Cargill has bought Brazilian cattle feed producer Integral Animal Nutrition at a time of heightened investor interest in the Latin American country.

The acquisition, which covers all of Integral’s assets, is designed to help Cargill’s effort to build its beef business in Brazil’s mid-West. “This acquisition will take the best of both companies’ capabilities to better serve customers looking for greater access to important minerals and premixes,” the company said.

Just days ago, Cargill bought Diamond V, a Cedar Rapids, Iowa-based producer of nutritional products for food and companion animals. It had already purchased the animal feed business of Southern States Cooperative, a Virginia-based farm supply retailer and service cooperative, in August.

Ivan Saval, managing director for food and agribusiness at National Securities Corporation, told Agri Investor that Cargill’s Integral deal comes as difficulty achieving profit margins in the US has inspired investors to look for opportunities in Brazil, where many large agriculture companies have long histories.

“The local buyers don’t have access to capital,” Saval said. “It’s a nice vacuum […] for someone like ADM, Bunge, Cargill, Dreyfus or Gavilon to come in and do opportunistic acquisitions. They know they are really the only players that have balance sheet to do a deal.”

Integral was established in 1986 and focuses on the production of cattle feed and provision of related services in the mid-west region of Brazil.
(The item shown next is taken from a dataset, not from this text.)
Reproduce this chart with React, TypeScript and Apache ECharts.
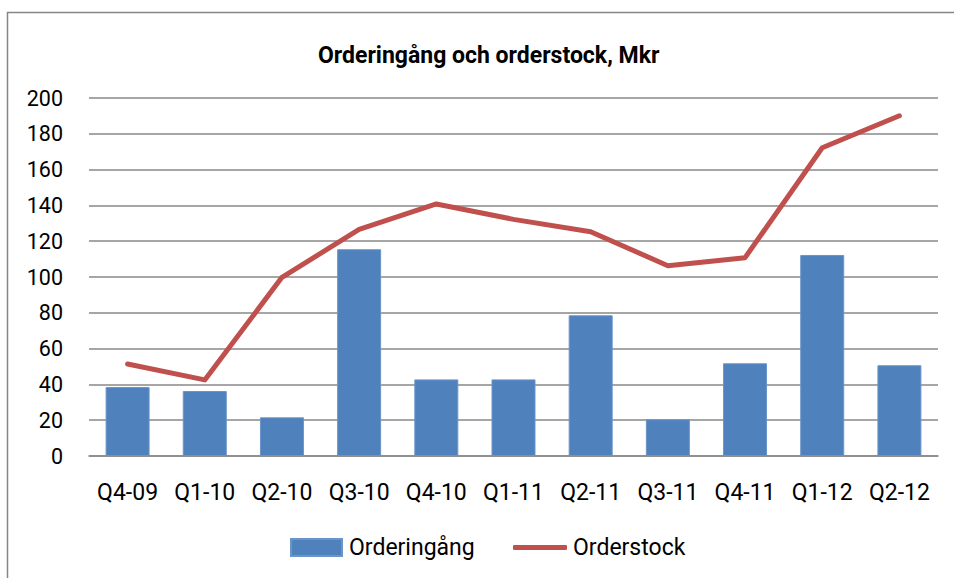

Its products include Free Choice Minerals and premixes. The company has $25 million in annual revenue and maintains a presence across seven Brazilian states.

Feedlots forced out?

The wider context of Cargill’s investment also includes ongoing changes in the global cattle supply chain, Saval said.

Whereas US producers of cattle calves and packers who process beef before sale have seen good earnings in recent years, feedlots in the US, which sustain and add weight to the cattle before slaughter, have come under increasing pressure to improve their environmental, social and governance practices. That pressure has prompted speculation that more of the feedlot business will eventually move outside of the country.

Cargill appears to be taking steps to build a global animal feed supply chain in advance of such a shift, Saval said.

“They are probably seeing, at some point, a move of global beef supply shifting more towards non-US geographies. If that’s going to be the case, they want to get in before that trend happens and start establishing a foothold on feeding them.”